- Prompt -
Only the lines from the start of the data below through the line that contains "80, 90, 100];" are to be copied, exactly and without pictures.
**** Data ****
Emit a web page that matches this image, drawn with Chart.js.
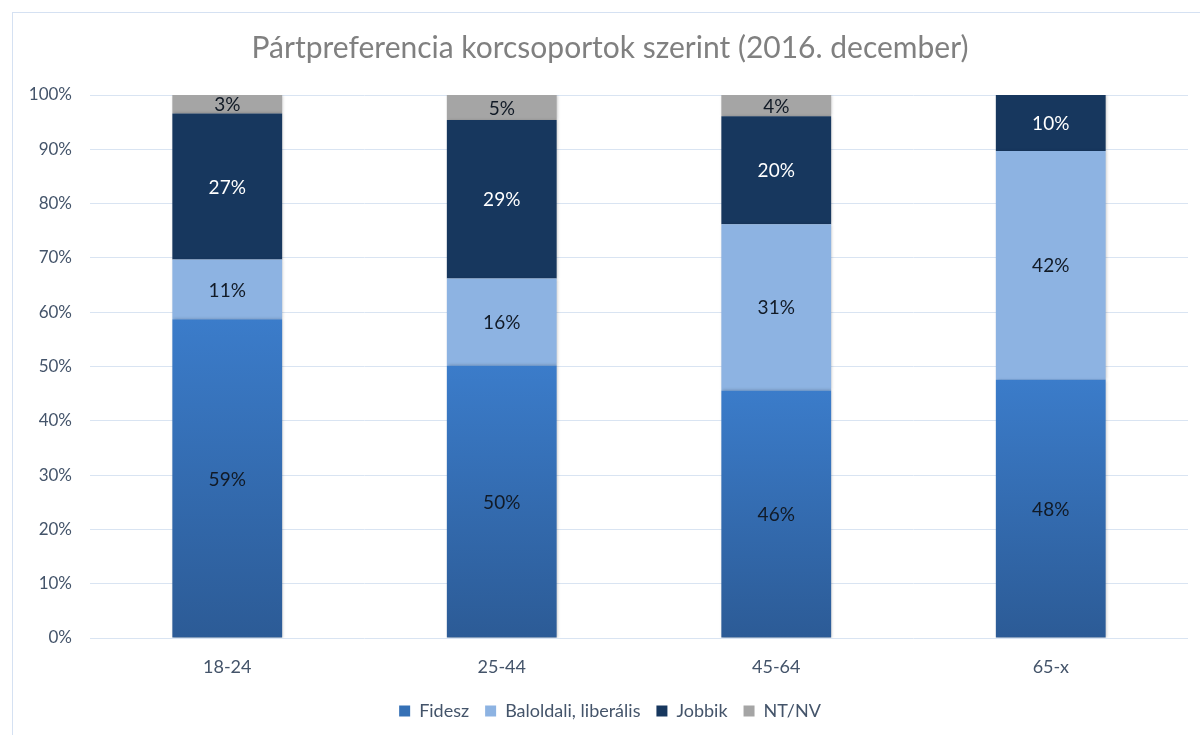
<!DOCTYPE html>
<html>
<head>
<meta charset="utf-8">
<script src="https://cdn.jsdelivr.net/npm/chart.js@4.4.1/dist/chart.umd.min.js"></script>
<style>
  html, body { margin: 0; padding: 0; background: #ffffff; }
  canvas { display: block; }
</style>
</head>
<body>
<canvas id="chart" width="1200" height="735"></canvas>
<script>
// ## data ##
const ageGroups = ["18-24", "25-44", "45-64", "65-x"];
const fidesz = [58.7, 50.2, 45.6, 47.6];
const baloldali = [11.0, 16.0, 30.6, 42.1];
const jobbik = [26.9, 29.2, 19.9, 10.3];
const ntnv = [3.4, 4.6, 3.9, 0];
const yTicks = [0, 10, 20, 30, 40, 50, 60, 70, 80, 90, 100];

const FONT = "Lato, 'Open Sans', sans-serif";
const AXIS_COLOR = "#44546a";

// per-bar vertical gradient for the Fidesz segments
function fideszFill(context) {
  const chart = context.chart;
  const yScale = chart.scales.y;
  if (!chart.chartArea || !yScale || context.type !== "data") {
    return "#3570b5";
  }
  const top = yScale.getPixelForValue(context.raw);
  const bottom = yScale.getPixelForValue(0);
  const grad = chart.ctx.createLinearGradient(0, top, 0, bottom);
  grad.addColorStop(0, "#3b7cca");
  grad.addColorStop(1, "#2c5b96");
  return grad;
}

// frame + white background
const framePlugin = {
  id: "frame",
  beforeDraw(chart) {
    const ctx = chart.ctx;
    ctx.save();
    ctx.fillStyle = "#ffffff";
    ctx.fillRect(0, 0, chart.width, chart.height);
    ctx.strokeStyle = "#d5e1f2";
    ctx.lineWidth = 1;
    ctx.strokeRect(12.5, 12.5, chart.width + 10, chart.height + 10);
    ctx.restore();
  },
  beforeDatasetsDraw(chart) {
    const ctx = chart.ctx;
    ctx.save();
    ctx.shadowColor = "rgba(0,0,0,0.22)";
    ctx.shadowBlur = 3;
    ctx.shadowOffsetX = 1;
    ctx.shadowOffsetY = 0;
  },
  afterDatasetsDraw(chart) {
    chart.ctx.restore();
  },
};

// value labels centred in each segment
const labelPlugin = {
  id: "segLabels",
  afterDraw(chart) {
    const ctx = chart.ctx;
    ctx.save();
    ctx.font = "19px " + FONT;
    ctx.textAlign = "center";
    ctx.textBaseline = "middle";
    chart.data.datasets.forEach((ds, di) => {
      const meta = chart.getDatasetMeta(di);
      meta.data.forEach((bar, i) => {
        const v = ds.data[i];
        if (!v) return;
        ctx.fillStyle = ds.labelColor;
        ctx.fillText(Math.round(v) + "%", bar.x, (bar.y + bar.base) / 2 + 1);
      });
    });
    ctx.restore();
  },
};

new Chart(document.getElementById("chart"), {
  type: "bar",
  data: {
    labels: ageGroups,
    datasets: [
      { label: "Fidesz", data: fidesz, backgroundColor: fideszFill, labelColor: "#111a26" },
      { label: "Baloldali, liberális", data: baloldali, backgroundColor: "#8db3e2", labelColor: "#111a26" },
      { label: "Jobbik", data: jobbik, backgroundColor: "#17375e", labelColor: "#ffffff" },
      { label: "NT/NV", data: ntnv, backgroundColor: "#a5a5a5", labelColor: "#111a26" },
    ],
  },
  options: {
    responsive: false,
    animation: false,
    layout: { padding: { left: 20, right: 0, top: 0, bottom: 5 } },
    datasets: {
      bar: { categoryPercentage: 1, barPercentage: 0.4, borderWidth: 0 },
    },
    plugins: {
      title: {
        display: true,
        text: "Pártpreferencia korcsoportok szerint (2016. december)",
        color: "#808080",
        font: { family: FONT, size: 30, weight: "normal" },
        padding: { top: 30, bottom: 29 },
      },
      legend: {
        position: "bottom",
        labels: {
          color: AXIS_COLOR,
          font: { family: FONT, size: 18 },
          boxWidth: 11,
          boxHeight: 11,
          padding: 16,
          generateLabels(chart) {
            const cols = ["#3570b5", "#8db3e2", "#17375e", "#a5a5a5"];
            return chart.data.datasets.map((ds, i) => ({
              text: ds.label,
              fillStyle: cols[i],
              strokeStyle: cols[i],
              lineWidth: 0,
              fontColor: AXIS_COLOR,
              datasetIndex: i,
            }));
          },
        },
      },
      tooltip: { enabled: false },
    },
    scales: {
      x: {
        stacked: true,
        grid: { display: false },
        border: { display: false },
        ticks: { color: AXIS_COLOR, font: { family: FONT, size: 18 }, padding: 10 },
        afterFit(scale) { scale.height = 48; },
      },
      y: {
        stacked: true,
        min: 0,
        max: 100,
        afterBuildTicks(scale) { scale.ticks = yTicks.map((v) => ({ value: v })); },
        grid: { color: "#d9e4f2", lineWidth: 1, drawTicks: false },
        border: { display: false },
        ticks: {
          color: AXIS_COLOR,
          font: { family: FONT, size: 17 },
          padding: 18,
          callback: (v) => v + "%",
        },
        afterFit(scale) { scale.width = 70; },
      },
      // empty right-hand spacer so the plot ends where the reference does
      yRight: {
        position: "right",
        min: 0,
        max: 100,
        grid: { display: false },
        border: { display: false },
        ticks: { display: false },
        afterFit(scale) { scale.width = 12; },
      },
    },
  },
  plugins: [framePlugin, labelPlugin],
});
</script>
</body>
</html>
****
- Exercise answer -
Emit a web page that matches this image, drawn with Chart.js.
<!DOCTYPE html>
<html>
<head>
<meta charset="utf-8">
<script src="https://cdn.jsdelivr.net/npm/chart.js@4.4.1/dist/chart.umd.min.js"></script>
<style>
  html, body { margin: 0; padding: 0; background: #ffffff; }
  canvas { display: block; }
</style>
</head>
<body>
<canvas id="chart" width="1200" height="735"></canvas>
<script>
// ## data ##
const ageGroups = ["18-24", "25-44", "45-64", "65-x"];
const fidesz = [58.7, 50.2, 45.6, 47.6];
const baloldali = [11.0, 16.0, 30.6, 42.1];
const jobbik = [26.9, 29.2, 19.9, 10.3];
const ntnv = [3.4, 4.6, 3.9, 0];
const yTicks = [0, 10, 20, 30, 40, 50, 60, 70, 80, 90, 100];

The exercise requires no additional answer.